Key Triangle Properties
- Sum of Angles: The sum of the interior angles of any triangle is always $180^\circ$. $A + B + C = 180^\circ$.
- Triangle Inequality Theorem: The sum of the lengths of any two sides of a triangle must be greater than the length of the third side. (e.g., $a+b > c$, $a+c > b$, $b+c > a$).
- Law of Sines: Relates the sides of a triangle to the sines of its opposite angles. $\frac{a}{\sin A} = \frac{b}{\sin B} = \frac{c}{\sin C} = 2R$ (where R is the circumradius).

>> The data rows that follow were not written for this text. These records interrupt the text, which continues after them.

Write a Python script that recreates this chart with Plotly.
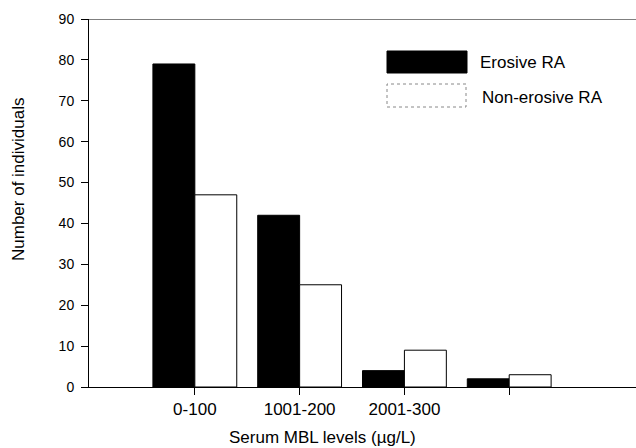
import plotly.graph_objects as go

categories = ["0-100", "1001-200", "2001-300", ""]
erosive = [79, 42, 4, 2]
non_erosive = [47, 25, 9, 3]
y_ticks = [0, 10, 20, 30, 40, 50, 60, 70, 80, 90]

FONT = "Liberation Sans, Arial, sans-serif"
xpos = list(range(len(categories)))

fig = go.Figure()
fig.add_trace(go.Bar(x=xpos, y=erosive, name="Erosive RA",
                     marker=dict(color="black", line=dict(color="black", width=1)),
                     showlegend=False))
fig.add_trace(go.Bar(x=xpos, y=non_erosive, name="Non-erosive RA",
                     marker=dict(color="white", line=dict(color="black", width=1)),
                     showlegend=False))

fig.update_layout(
    width=636, height=448,
    margin=dict(l=89, r=0, t=19, b=61),
    paper_bgcolor="white", plot_bgcolor="white",
    barmode="group", bargap=0.2, bargroupgap=0,
    font=dict(family=FONT, color="black"),
)
fig.update_xaxes(range=[-1.01, 4.21], tickvals=xpos, ticktext=categories,
                 showline=True, linecolor="black", linewidth=1,
                 ticks="outside", ticklen=7, tickcolor="black",
                 showgrid=False, zeroline=False,
                 tickfont=dict(size=17, family=FONT))
fig.update_yaxes(range=[0, 90], tickvals=y_ticks,
                 showline=True, linecolor="black", linewidth=1,
                 ticks="outside", ticklen=7, tickcolor="black",
                 showgrid=False, zeroline=False, ticklabelstandoff=4,
                 tickfont=dict(size=14, family=FONT))

# top frame line
fig.add_shape(type="line", xref="paper", yref="y", x0=0, x1=1, y0=90, y1=90,
              line=dict(color="black", width=1))

# axis titles
fig.add_annotation(text="Serum MBL levels (\u00b5g/L)", xref="paper", yref="paper",
                   x=(322 - 89) / 547, y=-(437 - 387) / 368, showarrow=False,
                   font=dict(size=17, family=FONT), xanchor="center", yanchor="middle")
fig.add_annotation(text="Number of individuals", xref="paper", yref="paper",
                   x=-(89 - 18) / 547, y=(387 - 180) / 368, showarrow=False, textangle=-90,
                   font=dict(size=17, family=FONT), xanchor="center", yanchor="middle")

# legend
fig.add_shape(type="rect", xref="paper", yref="paper",
              x0=(387 - 89) / 547, x1=(467 - 89) / 547,
              y0=(387 - 73) / 368, y1=(387 - 51) / 368,
              fillcolor="black", line=dict(color="black", width=1))
fig.add_shape(type="rect", xref="paper", yref="paper",
              x0=(387 - 89) / 547, x1=(466 - 89) / 547,
              y0=(387 - 107) / 368, y1=(387 - 84) / 368,
              fillcolor="white", line=dict(color="#888888", width=1, dash="dot"))
fig.add_annotation(text="Erosive RA", xref="paper", yref="paper",
                   x=(478 - 89) / 547, y=(387 - 63) / 368, showarrow=False,
                   xanchor="left", yanchor="middle", font=dict(size=17, family=FONT))
fig.add_annotation(text="Non-erosive RA", xref="paper", yref="paper",
                   x=(480 - 89) / 547, y=(387 - 97) / 368, showarrow=False,
                   xanchor="left", yanchor="middle", font=dict(size=17, family=FONT))

fig.write_html("out.html", config={"displayModeBar": False},
               post_script="document.body.style.margin='0';document.body.style.padding='0';")
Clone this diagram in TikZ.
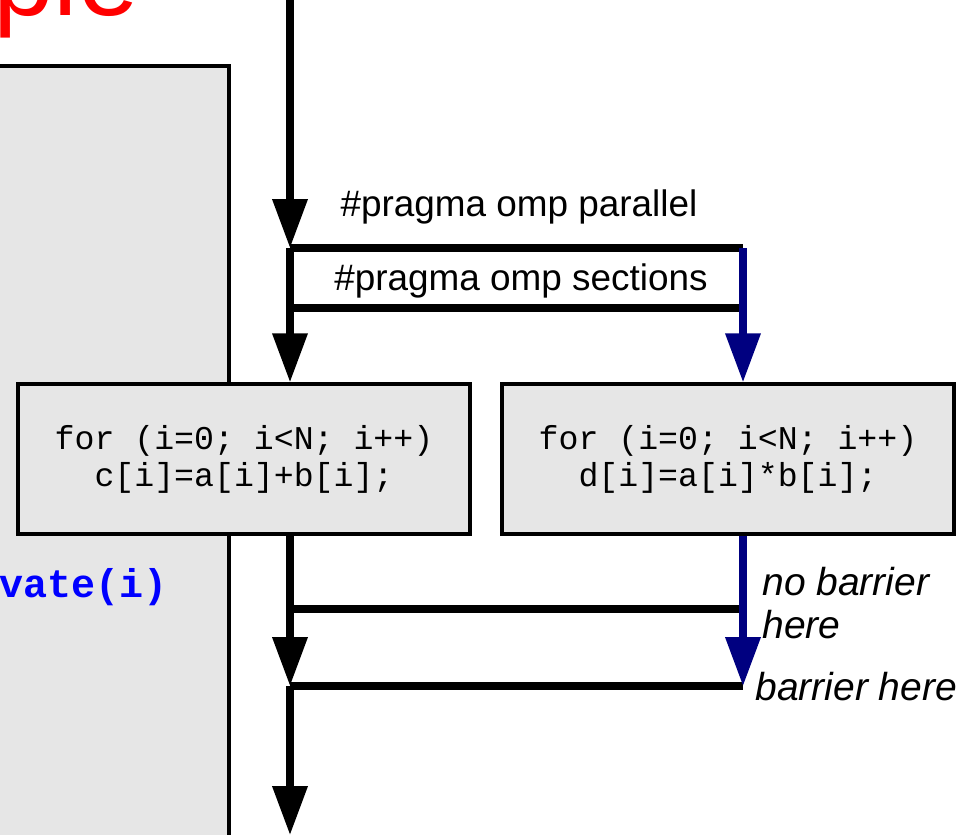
\documentclass[tikz,border=0pt]{standalone}
\usepackage{fontspec}
\setmainfont{Liberation Sans}
\setmonofont{Liberation Mono}
\usetikzlibrary{arrows.meta}
\definecolor{flownavy}{RGB}{0,0,128}
\definecolor{codegray}{RGB}{230,230,230}

\begin{document}
\begin{tikzpicture}[x=0.02cm, y=-0.02cm,
	bar/.style={line width=4pt},
	flow/.style={line width=4pt, -{Triangle[width=0.68cm, length=0.98cm]}},
	codebox/.style={draw, line width=2pt, fill=codegray, minimum width=9.04cm, minimum height=3cm, align=center, font=\ttfamily\fontsize{18.9pt}{21pt}\selectfont},
	pragma/.style={anchor=base, inner sep=0, font=\fontsize{21pt}{24pt}\selectfont},
	remark/.style={inner sep=0, font=\itshape\fontsize{22.2pt}{24.5pt}\selectfont}]
	\useasboundingbox (0,0) rectangle (965,835);
	\clip (0,0) rectangle (965,835);

	\node[anchor=base east, inner sep=0, text=red, font=\fontsize{62pt}{70pt}\selectfont] (title) at (139,15) {Example};
	\draw[line width=2pt, fill=codegray] (-20,66) rectangle (229,900);
	\node[anchor=base east, inner sep=0, text=blue, font=\ttfamily\bfseries\fontsize{22.8pt}{25pt}\selectfont] (priv) at (168,597) {private(i)};

	\coordinate (top) at (290,-10);
	\coordinate (fork) at (290,248);
	\coordinate (forkR) at (743,248);
	\coordinate (sec) at (290,308);
	\coordinate (secR) at (743,308);
	\coordinate (nowait) at (290,609);
	\coordinate (nowaitR) at (743,609);
	\coordinate (join) at (290,686);
	\coordinate (joinR) at (743,686);
	\coordinate (end) at (290,835);

	\node[codebox] (loopA) at (244,459) {for (i=0; i<N; i++)\\c[i]=a[i]+b[i];};
	\node[codebox] (loopB) at (728,459) {for (i=0; i<N; i++)\\d[i]=a[i]*b[i];};

	\node[pragma] (parlabel) at (519,216) {\#pragma omp parallel};
	\node[pragma] (seclabel) at (521,290) {\#pragma omp sections};

	\draw[flow] (top) -- (fork);
	\draw[bar] (fork) -- (forkR);
	\draw[bar] (sec) -- (secR);
	\draw[flow] (fork) -- (fork |- loopA.north);
	\draw[flow, flownavy] (forkR) -- (forkR |- loopB.north);

	\draw[bar] (nowait) -- (nowaitR);
	\draw[bar] (join) -- (joinR);
	\draw[flow] (loopA.south -| fork) -- (join);
	\draw[flow, flownavy] (loopB.south -| forkR) -- (joinR);
	\draw[flow] (join) -- (end);

	\node[remark, anchor=north west, align=left] (nobar) at (762,567) {no barrier\\here};
	\node[remark, anchor=base west] (bar) at (755,700) {barrier here};
\end{tikzpicture}
\end{document}
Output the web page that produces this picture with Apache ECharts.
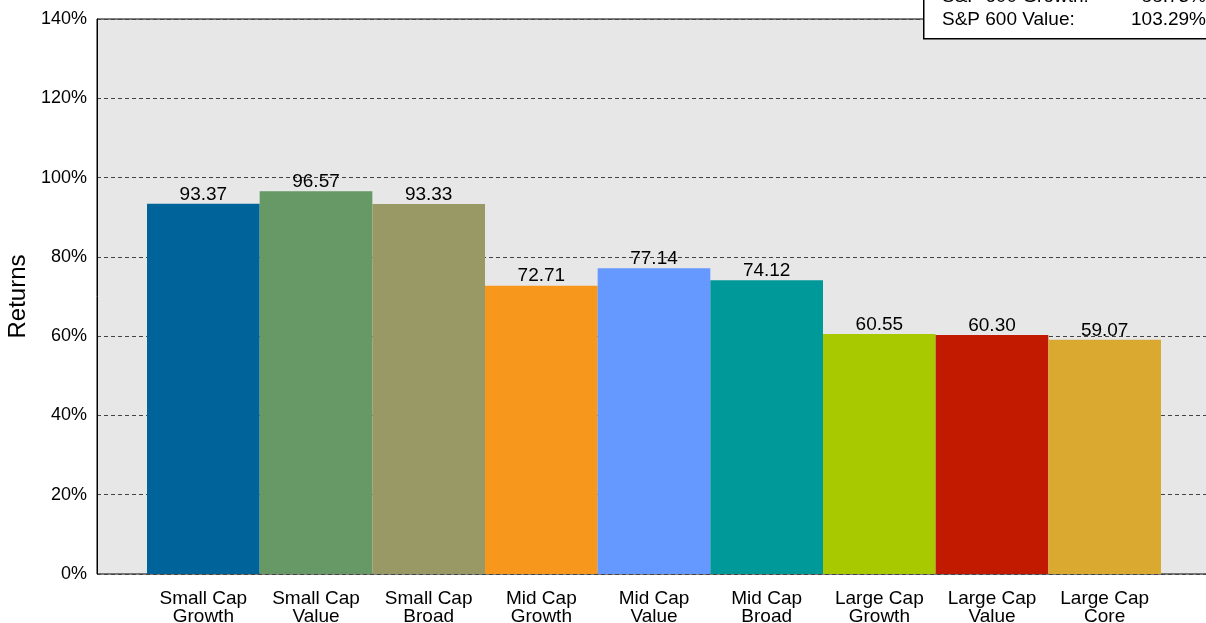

- Law of Cosines: Relates the lengths of the sides of a triangle to the cosine of one of its angles.
- $a^2 = b^2 + c^2 - 2bc \cos A$
- $b^2 = a^2 + c^2 - 2ac \cos B$
- $c^2 = a^2 + b^2 - 2ab \cos C$
- Area of a Triangle:
- Given base $b_s$ and height $h_s$: Area $= \frac{1}{2} b_s h_s$.
- Given two sides $a, b$ and the included angle $C$: Area $= \frac{1}{2} ab \sin C$.
- Heron's Formula (given sides $a,b,c$ and semi-perimeter $s = \frac{a+b+c}{2}$): Area $= \sqrt{s(s-a)(s-b)(s-c)}$.